Interview swissinfo: Isabelle Eichenberger

Projet lancé en 2002 par l’association française La Grande Traversée des Alpes, avec les 8 pays concernés – France, Italie, Monaco, Suisse, Liechtenstein, Allemagne, Autriche et Slovénie. Un territoire de près de 200’000 km2.

C’est le 1er itinéraire pédestre qui relie Trieste sur l’Adriatique à Monaco sur la Méditerranée, officiellement reconnu comme une contribution à la Convention Alpine visant à assurer le développement durable des Alpes.
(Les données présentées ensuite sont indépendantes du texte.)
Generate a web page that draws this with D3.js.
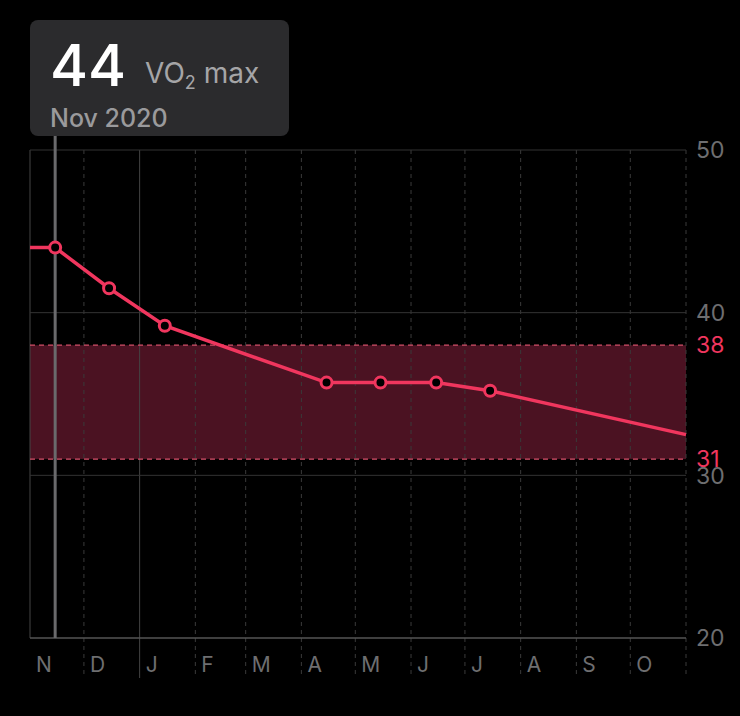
<!DOCTYPE html>
<html lang="en">
<head>
<meta charset="UTF-8">
<script src="https://d3js.org/d3.v7.min.js"></script>
<style>
  body { margin: 0; background: #000; }
</style>
</head>
<body>
<div id="container"></div>
<script>
// data
var dates = ["2020-11-01", "2020-11-15", "2020-12-15", "2021-01-15", "2021-04-15", "2021-05-15", "2021-06-15", "2021-07-15", "2021-11-01"];
var values = [44, 44, 41.5, 39.2, 35.7, 35.7, 35.7, 35.2, 32.5];
var marked = [false, true, true, true, true, true, true, true, false];
var monthLabels = ["N", "D", "J", "F", "M", "A", "M", "J", "J", "A", "S", "O"];
var yTicks = [50, 40, 30, 20];
var rangeLow = 31, rangeHigh = 38;

var width = 740, height = 716;
var plotLeft = 30, plotRight = 686, plotTop = 150, plotBottom = 638;
var pink = "#f0365e";

var svg = d3.select("#container").append("svg")
    .attr("width", width).attr("height", height)
    .style("font-family", "Inter, 'Open Sans', sans-serif");

var x = d3.scaleUtc()
    .domain([new Date("2020-11-01"), new Date("2021-11-01")])
    .range([plotLeft, plotRight]);
var y = d3.scaleLinear().domain([20, 50]).range([plotBottom, plotTop]);

var months = d3.utcMonth.range(new Date("2020-11-01"), new Date("2021-11-02"));
var isSolid = d => d.getUTCMonth() === 0 || +d === +months[0];

// band
svg.append("rect")
    .attr("x", plotLeft).attr("width", plotRight - plotLeft)
    .attr("y", y(rangeHigh)).attr("height", y(rangeLow) - y(rangeHigh))
    .attr("fill", "#4b1222");

// vertical grid
svg.append("g").selectAll("line").data(months).join("line")
    .attr("x1", d => x(d)).attr("x2", d => x(d))
    .attr("y1", plotTop)
    .attr("y2", d => +d === +months[0] ? plotBottom : plotBottom + 40)
    .attr("stroke", d => isSolid(d) ? "#444" : "#3a3a3a")
    .attr("stroke-width", 1)
    .attr("stroke-dasharray", d => isSolid(d) ? null : "4,4");

// horizontal grid
svg.append("g").selectAll("line").data(yTicks).join("line")
    .attr("x1", plotLeft).attr("x2", plotRight)
    .attr("y1", d => y(d)).attr("y2", d => y(d))
    .attr("stroke", d => d === 20 ? "#555" : "#333").attr("stroke-width", d => d === 20 ? 1.5 : 1);

// range borders
svg.append("g").selectAll("line").data([rangeLow, rangeHigh]).join("line")
    .attr("x1", plotLeft).attr("x2", plotRight)
    .attr("y1", d => y(d)).attr("y2", d => y(d))
    .attr("stroke", "#d4506a").attr("stroke-width", 1.2).attr("stroke-dasharray", "5,4");

// y labels
svg.append("g").selectAll("text").data(yTicks).join("text")
    .attr("x", plotRight + 10).attr("y", d => y(d)).attr("dy", "0.36em")
    .attr("fill", "#6e6e70").attr("font-size", 23).text(d => d);
svg.append("g").selectAll("text").data([rangeLow, rangeHigh]).join("text")
    .attr("x", plotRight + 10).attr("y", d => y(d)).attr("dy", "0.36em")
    .attr("fill", pink).attr("font-size", 23).text(d => d);

// month labels
svg.append("g").selectAll("text").data(months.slice(0, 12)).join("text")
    .attr("x", d => x(d) + 6).attr("y", 672)
    .attr("fill", "#6e6e70").attr("font-size", 21)
    .text((d, i) => monthLabels[i]);

// highlight line
svg.append("line")
    .attr("x1", x(new Date(dates[1]))).attr("x2", x(new Date(dates[1])))
    .attr("y1", 130).attr("y2", plotBottom)
    .attr("stroke", "#6a6a6c").attr("stroke-width", 3);

// tooltip
svg.append("rect").attr("x", 30).attr("y", 20).attr("width", 259).attr("height", 116)
    .attr("rx", 8).attr("fill", "#2b2b2d");
svg.append("text").attr("x", 50).attr("y", 86).attr("fill", "#fff")
    .attr("font-size", 58).attr("font-weight", 500).text(values[1]);
var t = svg.append("text").attr("x", 145).attr("y", 83).attr("fill", "#a5a5a7").attr("font-size", 28);
t.append("tspan").text("VO");
t.append("tspan").attr("font-size", 18).attr("dy", 6).text("2");
t.append("tspan").attr("dy", -6).text(" max");
svg.append("text").attr("x", 50).attr("y", 127).attr("fill", "#9a9a9c")
    .attr("font-size", 25).attr("font-weight", 500).text("Nov 2020");

// line
var pts = dates.map((d, i) => ({ d: new Date(d), v: values[i], m: marked[i] }));
svg.append("path").datum(pts)
    .attr("fill", "none").attr("stroke", pink).attr("stroke-width", 3.5)
    .attr("d", d3.line().x(d => x(d.d)).y(d => y(d.v)));
svg.append("g").selectAll("circle").data(pts.filter(d => d.m)).join("circle")
    .attr("cx", d => x(d.d)).attr("cy", d => y(d.v)).attr("r", 5.5)
    .attr("fill", "#000").attr("stroke", pink).attr("stroke-width", 3);
</script>
</body>
</html>
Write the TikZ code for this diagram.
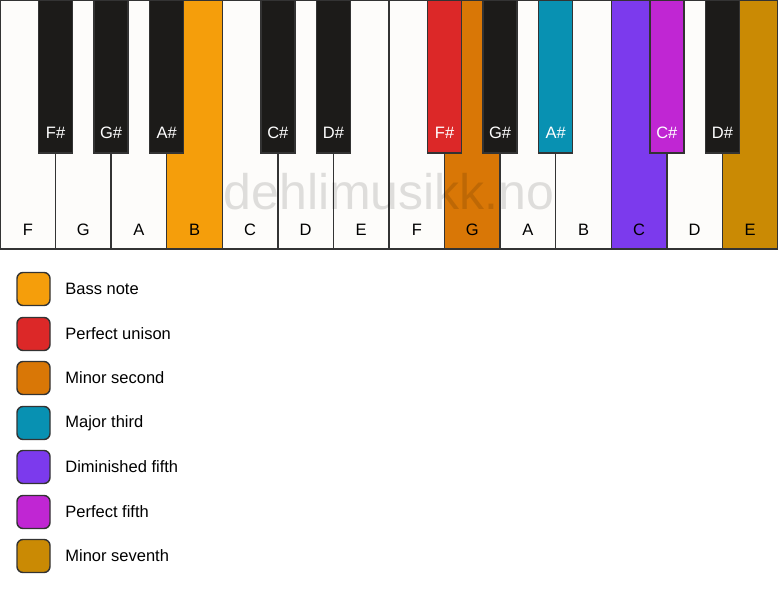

Du 14 mai au 13 septembre 2007, Vincent Tornay a suivi cette voie de 2500 km, à travers 30 régions, plus de 200 communes et 4 langues. En tout 161 étapes, dont 44 transfrontalières.

Agé de 29 ans et originaire de Martigny (Valais), il rédige actuellement une thèse de doctorat en géographie à l’Université de Genève.

Spécialisé dans le développement des régions de montagne, ses études l’ont mené vers la Cordillère des Andes pour ensuite privilégier les Alpes.

Il suit une formation d’accompagnateur en montagne en Valais et travaille comme moniteur d’alpinisme et de ski.